● SHORT TASK: Print, exactly as they stand, the lines from the start of the listing to the line containing "const bannerLines = ['吉林疫情病例还有多少（吉林现在多少','例新冠）'];", inclusive.
(begin)
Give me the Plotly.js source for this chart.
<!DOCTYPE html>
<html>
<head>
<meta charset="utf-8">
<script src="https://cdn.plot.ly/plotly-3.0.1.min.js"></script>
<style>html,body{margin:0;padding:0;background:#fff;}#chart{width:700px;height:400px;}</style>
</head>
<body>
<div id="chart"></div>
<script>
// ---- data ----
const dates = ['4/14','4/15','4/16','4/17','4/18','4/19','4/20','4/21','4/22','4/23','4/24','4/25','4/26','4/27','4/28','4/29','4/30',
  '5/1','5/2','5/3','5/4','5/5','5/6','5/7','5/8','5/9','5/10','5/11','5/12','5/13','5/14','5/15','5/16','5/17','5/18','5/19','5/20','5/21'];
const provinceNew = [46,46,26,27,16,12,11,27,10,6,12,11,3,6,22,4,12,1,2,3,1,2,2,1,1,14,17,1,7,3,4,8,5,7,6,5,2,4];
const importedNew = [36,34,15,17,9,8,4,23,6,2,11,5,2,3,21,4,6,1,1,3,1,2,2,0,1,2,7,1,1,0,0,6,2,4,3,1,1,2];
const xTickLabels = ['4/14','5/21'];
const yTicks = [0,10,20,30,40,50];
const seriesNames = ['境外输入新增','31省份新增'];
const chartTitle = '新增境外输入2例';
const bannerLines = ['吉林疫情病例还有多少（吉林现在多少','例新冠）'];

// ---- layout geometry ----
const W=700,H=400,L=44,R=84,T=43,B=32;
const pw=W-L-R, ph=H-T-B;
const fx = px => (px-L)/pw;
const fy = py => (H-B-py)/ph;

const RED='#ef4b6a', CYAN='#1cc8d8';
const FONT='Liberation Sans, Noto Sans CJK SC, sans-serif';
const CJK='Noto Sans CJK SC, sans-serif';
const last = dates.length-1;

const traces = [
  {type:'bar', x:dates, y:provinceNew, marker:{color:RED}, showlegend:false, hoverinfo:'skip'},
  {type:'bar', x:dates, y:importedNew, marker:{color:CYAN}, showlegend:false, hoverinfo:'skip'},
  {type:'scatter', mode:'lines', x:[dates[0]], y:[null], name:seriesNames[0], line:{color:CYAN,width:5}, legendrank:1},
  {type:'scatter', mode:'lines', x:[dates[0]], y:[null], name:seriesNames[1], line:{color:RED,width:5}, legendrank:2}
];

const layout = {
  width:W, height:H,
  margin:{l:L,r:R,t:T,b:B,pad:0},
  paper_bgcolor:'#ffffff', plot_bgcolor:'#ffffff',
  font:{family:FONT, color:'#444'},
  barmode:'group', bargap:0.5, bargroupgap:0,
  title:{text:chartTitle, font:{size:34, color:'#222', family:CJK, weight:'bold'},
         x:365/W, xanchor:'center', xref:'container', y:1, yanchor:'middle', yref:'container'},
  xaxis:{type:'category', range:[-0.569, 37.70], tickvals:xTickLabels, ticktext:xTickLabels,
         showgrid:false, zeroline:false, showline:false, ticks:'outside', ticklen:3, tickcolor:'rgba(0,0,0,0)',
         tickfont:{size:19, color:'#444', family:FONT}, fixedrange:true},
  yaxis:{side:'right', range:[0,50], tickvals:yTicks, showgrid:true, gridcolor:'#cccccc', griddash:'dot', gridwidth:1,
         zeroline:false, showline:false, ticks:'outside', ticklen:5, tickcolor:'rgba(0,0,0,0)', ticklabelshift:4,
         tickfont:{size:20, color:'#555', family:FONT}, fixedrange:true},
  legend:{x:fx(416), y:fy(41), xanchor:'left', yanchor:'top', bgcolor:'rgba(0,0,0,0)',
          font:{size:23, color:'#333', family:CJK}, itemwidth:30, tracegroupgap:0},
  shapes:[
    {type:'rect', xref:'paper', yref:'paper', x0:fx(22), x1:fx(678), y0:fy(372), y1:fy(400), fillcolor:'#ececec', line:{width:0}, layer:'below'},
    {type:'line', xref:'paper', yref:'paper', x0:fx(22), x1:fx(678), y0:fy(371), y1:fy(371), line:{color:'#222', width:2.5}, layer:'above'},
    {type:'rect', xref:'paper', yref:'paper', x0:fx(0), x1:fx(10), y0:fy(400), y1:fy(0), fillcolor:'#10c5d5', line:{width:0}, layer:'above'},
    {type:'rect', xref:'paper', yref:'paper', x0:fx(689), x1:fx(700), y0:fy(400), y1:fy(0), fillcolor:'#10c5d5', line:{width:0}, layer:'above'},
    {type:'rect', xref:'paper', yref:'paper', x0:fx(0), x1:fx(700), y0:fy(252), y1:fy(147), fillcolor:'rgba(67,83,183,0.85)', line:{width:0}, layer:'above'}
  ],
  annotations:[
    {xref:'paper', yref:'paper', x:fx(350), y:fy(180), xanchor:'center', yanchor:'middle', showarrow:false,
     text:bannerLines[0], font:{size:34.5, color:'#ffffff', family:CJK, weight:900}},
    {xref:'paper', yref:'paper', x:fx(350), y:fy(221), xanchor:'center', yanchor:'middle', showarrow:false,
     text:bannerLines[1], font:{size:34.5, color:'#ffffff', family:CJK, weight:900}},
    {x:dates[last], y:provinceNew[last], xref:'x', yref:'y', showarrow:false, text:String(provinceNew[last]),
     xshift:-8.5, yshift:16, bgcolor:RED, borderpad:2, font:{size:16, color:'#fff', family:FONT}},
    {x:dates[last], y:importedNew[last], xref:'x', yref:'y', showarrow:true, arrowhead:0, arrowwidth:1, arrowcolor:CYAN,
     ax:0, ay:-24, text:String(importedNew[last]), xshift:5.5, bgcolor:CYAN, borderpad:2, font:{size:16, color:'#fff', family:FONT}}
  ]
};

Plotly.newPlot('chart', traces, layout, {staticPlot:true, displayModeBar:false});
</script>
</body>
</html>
(end)
● RESPONSE:
Give me the Plotly.js source for this chart.
<!DOCTYPE html>
<html>
<head>
<meta charset="utf-8">
<script src="https://cdn.plot.ly/plotly-3.0.1.min.js"></script>
<style>html,body{margin:0;padding:0;background:#fff;}#chart{width:700px;height:400px;}</style>
</head>
<body>
<div id="chart"></div>
<script>
// ---- data ----
const dates = ['4/14','4/15','4/16','4/17','4/18','4/19','4/20','4/21','4/22','4/23','4/24','4/25','4/26','4/27','4/28','4/29','4/30',
  '5/1','5/2','5/3','5/4','5/5','5/6','5/7','5/8','5/9','5/10','5/11','5/12','5/13','5/14','5/15','5/16','5/17','5/18','5/19','5/20','5/21'];
const provinceNew = [46,46,26,27,16,12,11,27,10,6,12,11,3,6,22,4,12,1,2,3,1,2,2,1,1,14,17,1,7,3,4,8,5,7,6,5,2,4];
const importedNew = [36,34,15,17,9,8,4,23,6,2,11,5,2,3,21,4,6,1,1,3,1,2,2,0,1,2,7,1,1,0,0,6,2,4,3,1,1,2];
const xTickLabels = ['4/14','5/21'];
const yTicks = [0,10,20,30,40,50];
const seriesNames = ['境外输入新增','31省份新增'];
const chartTitle = '新增境外输入2例';
const bannerLines = ['吉林疫情病例还有多少（吉林现在多少','例新冠）'];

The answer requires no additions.